Out of the box ideas entertained, but this is something we need to evolve incrementally. Before anyone else says it, I'll note that one could suggest that our mathematical model is insufficiently crisp if the data representation for that model is this hard to get ahold of. Fair point, and we're working that, but I think that's a side-effect of an R&D environment with a lot of contributors, and a lot of concurrent hypotheses in play.

(Not that it matters, but this is implemented in Java. We use HSQLDB or Postgres for output products. We don't use any persistence framework, partly out of a lack of familiarity, partly because we have enough performance trouble with just the database alone and hand-coded storage routines... we're skeptical of moving towards additional abstraction.)


Solution

  • I had much of the same problem you did.

    At least I think I did, sounds like I did. Representation was different, but at 10,000 feet, sounds pretty much the same. Crapload of discrete, "arbitrary" variables and a bunch of ad hoc relationships among them (essentially business driven), subject to change at a moment's notice.

    You also have another issue, which you sorta mentioned, and that was the performance requirement. Sounds like faster is better, and likely a slow perfect solution would be tossed out for the fast lousy one, simply because the slower one can't meet a baseline performance requirement, no matter how good it is.

    To put it simply, what I did was I designed a simple domain specific rule language for my system.

    The entire point of the DSL was to implicitly express relationships and package them up in to modules.

    Very crude, contrived example:

    D = 7
    C = A + B
    B = A / 5
    A = 10
    RULE 1: IF (C < 10) ALERT "C is less than 10"
    RULE 2: IF (C > 5) ALERT "C is greater than 5"
    RULE 3: IF (D > 10) ALERT "D is greater than 10"
    MODULE 1: RULE 1
    MODULE 2: RULE 3
    MODULE 3: RULE 1, RULE 2
    

    First, this is not representative of my syntax.
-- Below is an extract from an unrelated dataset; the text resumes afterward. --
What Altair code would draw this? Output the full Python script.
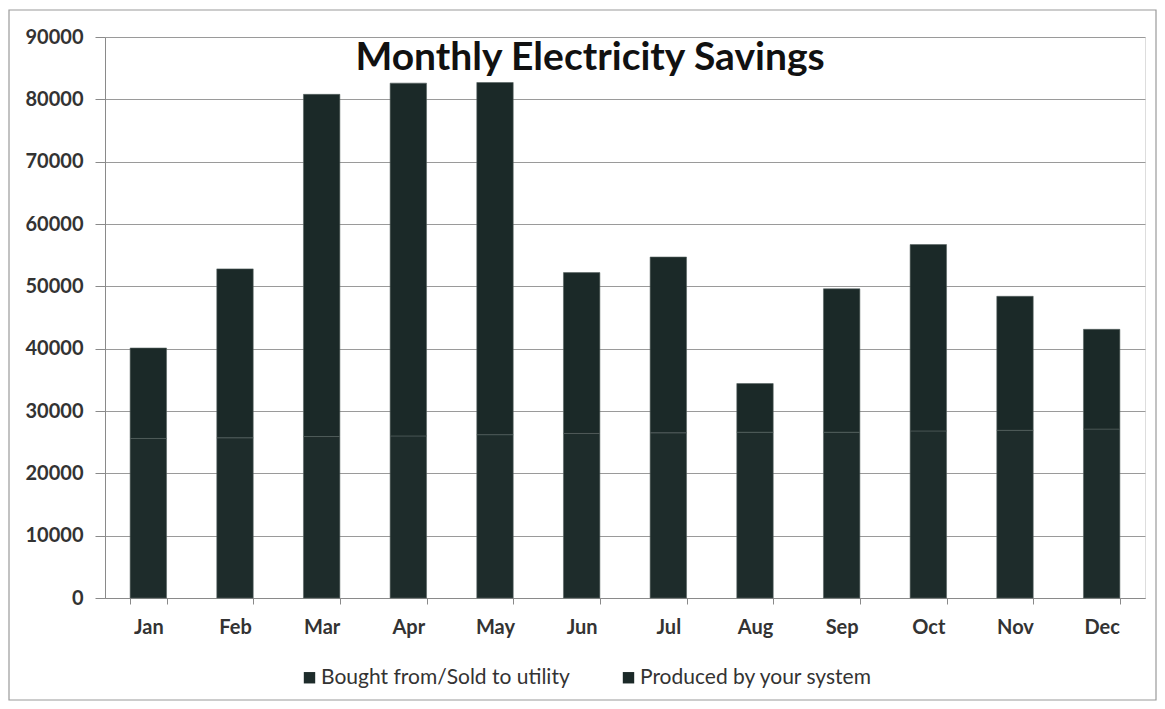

    But you can see from the Modules, that it is 3, simple rules.

    The key though, is that it's obvious from this that Rule 1 depends on C, which depends on A and B, and B depends on A. Those relationships are implied.

    So, for that module, all of those dependencies "come with it". You can see if I generated code for Module 1 it might look something like:

    public void module_1() {
        int a = 10;
        int b = a / 5;
        int c = a + b;
        if (c < 10) {
            alert("C is less than 10");
        }
    }
    

    Whereas if I created Module 2, all I would get is:

    public void module_2() {
        int d = 7;
        if (d > 10) {
            alert("D is greater than 10.");
        }
    }
    

    In Module 3 you see the "free" reuse:

    public void module_3() {
        int a = 10;
        int b = a / 5;
        int c = a + b;
        if (c < 10) {
            alert("C is less than 10");
        }
        if (c > 5) {
            alert("C is greater than 5");
        }
    }
    

    So, even though I have one "soup" of rules, the Modules root the base of the dependencies, and thus filter out the stuff it doesn't care about. Grab a module, shake the tree and keep what's left hanging.

    My system used the DSL to generate source code, but you can easily have it create a mini runtime interpreter as well.

    Simple topological sorting handled the dependency graph for me.

    So, the nice thing about this is that while there was inevitable duplication in the final, generated logic, at least across modules, there wasn't any duplication in the rule base. What you as a developer/knowledge worker maintain is the rule base.

    What is also nice is that you can change an equation, and not worry so much about the side effects. For example, if I change do C = A / 2, then, suddenly, B drops out completely. But the rule for IF (C < 10) doesn't change at all.

    With a few simple tools, you can show the entire dependency graph, you can find orphaned variables (like B), etc.

    By generating source code, it's going to run as fast as you want.

    In my case, it was interesting to see a rule drop a single variable and see 500 lines of source code vanish from the resulting module. That's 500 lines I didn't have to crawl through by hand and remove during maintenance and development. All I had to do was change a single rule in my rule base and let "magic" happen.

    I was even able to do some simple peephole optimization and eliminate variables.

    It's not that hard to do. Your rule language can be XML, or a simple expression parser. No reason to go full boat Yacc or ANTLR on it if you don't want to. I'll put a plug in for S-Expressions, no grammar needed, brain dead parsing.

    Spreadsheets also make a great input tool, actually. Just be strict on the formatting. Kind of sucks for merging in SVN (so, Don't Do That), but end users love it.

    You may well be able to get away with an actual rule based system. My system wasn't dynamic at runtime, and didn't really need sophisticated goal seeking and inference, so I didn't need the overhead of such a system. But if one works for you out of the box, then happy day.

    Oh, and for an implementation note, for those who don't believe you can hit the 64K code limit in a Java method, well I can assure you it can be done :).